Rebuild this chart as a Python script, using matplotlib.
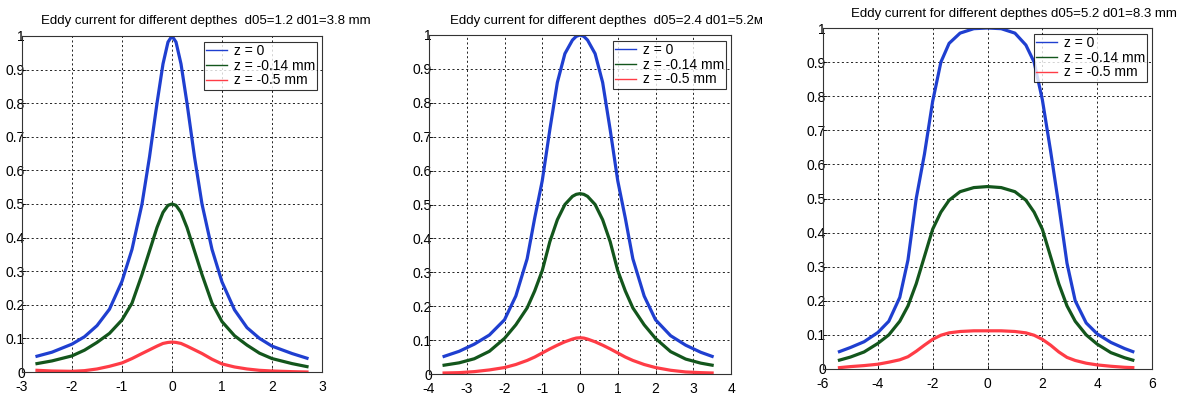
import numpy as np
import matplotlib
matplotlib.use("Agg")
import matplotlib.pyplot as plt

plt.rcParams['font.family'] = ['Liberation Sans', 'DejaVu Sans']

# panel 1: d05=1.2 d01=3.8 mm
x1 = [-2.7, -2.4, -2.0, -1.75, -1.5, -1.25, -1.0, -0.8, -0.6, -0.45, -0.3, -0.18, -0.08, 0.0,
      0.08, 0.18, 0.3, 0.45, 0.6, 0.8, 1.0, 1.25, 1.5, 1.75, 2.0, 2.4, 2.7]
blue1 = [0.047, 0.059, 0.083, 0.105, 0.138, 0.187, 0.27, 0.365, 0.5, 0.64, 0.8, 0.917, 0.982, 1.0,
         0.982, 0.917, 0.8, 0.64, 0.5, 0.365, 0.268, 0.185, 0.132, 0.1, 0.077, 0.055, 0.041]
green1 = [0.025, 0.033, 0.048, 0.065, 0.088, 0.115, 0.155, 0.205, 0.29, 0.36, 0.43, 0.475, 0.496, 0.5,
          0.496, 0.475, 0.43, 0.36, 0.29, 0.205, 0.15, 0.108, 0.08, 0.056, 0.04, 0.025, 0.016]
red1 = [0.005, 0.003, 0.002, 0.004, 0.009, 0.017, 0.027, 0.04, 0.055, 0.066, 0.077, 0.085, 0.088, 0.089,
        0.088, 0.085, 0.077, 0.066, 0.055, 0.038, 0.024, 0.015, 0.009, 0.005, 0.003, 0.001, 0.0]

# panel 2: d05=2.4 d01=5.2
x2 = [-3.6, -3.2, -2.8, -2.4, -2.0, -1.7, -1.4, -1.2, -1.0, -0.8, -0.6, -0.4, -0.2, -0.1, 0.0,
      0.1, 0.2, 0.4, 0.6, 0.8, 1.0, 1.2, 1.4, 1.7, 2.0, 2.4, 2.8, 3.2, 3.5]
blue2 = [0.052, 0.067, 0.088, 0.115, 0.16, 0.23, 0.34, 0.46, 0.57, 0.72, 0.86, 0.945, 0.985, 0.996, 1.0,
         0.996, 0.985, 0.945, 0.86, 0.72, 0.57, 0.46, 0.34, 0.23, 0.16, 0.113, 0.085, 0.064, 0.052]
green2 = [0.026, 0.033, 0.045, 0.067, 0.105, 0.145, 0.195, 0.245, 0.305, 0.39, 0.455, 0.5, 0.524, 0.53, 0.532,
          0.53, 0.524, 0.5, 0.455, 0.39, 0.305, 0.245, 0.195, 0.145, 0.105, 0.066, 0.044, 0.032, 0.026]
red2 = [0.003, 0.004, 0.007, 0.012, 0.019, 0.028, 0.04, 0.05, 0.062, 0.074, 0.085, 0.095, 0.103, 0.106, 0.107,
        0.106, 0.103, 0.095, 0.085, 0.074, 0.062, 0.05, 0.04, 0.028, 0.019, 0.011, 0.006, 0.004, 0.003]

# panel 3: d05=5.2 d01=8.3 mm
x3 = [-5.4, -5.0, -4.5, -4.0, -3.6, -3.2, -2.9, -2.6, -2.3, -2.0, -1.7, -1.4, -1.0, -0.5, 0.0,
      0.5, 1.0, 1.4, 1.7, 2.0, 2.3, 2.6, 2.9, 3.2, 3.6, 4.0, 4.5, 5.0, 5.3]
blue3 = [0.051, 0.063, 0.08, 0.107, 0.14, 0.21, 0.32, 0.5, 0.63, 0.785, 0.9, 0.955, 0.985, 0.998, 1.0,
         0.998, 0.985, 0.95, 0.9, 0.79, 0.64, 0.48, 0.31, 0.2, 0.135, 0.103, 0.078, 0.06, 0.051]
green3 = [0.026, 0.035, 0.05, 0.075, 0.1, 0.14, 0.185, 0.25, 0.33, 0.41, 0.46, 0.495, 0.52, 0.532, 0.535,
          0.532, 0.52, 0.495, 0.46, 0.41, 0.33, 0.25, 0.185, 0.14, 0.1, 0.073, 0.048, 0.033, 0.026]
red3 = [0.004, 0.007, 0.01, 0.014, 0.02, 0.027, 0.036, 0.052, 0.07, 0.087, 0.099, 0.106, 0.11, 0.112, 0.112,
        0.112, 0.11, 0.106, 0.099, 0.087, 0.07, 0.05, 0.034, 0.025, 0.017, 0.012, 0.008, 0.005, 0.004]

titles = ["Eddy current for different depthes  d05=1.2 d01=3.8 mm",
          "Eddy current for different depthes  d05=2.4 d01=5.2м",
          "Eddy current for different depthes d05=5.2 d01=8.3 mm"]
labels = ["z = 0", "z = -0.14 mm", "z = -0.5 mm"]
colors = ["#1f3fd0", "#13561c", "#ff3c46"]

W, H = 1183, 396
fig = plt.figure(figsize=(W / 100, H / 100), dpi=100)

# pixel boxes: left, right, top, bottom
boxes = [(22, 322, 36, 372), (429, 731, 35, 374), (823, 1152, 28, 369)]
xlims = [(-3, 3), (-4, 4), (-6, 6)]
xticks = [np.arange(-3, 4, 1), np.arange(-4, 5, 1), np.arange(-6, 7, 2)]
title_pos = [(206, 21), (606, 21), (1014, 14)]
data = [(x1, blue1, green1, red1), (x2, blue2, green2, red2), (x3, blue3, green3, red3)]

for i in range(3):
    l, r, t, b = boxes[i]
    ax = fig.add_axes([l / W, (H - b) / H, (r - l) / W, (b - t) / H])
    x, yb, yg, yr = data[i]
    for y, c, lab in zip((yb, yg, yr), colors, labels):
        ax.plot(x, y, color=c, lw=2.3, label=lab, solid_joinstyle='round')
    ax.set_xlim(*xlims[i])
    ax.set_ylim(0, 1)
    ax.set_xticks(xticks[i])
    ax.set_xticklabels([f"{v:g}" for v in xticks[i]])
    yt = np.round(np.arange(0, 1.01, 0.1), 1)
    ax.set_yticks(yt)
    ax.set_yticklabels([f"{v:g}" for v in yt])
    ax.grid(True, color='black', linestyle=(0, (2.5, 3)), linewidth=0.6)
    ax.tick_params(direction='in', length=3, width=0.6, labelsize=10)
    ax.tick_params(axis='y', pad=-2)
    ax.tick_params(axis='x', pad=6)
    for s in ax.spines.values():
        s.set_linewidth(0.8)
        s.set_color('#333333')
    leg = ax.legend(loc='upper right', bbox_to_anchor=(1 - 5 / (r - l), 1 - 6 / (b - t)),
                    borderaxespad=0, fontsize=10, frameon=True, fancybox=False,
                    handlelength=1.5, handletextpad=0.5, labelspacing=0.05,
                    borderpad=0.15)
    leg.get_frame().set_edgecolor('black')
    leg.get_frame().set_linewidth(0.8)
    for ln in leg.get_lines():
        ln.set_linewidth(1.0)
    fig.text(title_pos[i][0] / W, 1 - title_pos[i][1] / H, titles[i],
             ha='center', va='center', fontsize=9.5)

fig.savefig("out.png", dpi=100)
# # #
Only lines belong in the copy: transcribe those from the start of the data through the line that contains "plt.rcParams['font.family'] = ['Liberation", and skip the pictures.

Rebuild this chart as a Python script, using matplotlib.
import numpy as np
import matplotlib
matplotlib.use("Agg")
import matplotlib.pyplot as plt

plt.rcParams['font.family'] = ['Liberation Sans', 'DejaVu Sans']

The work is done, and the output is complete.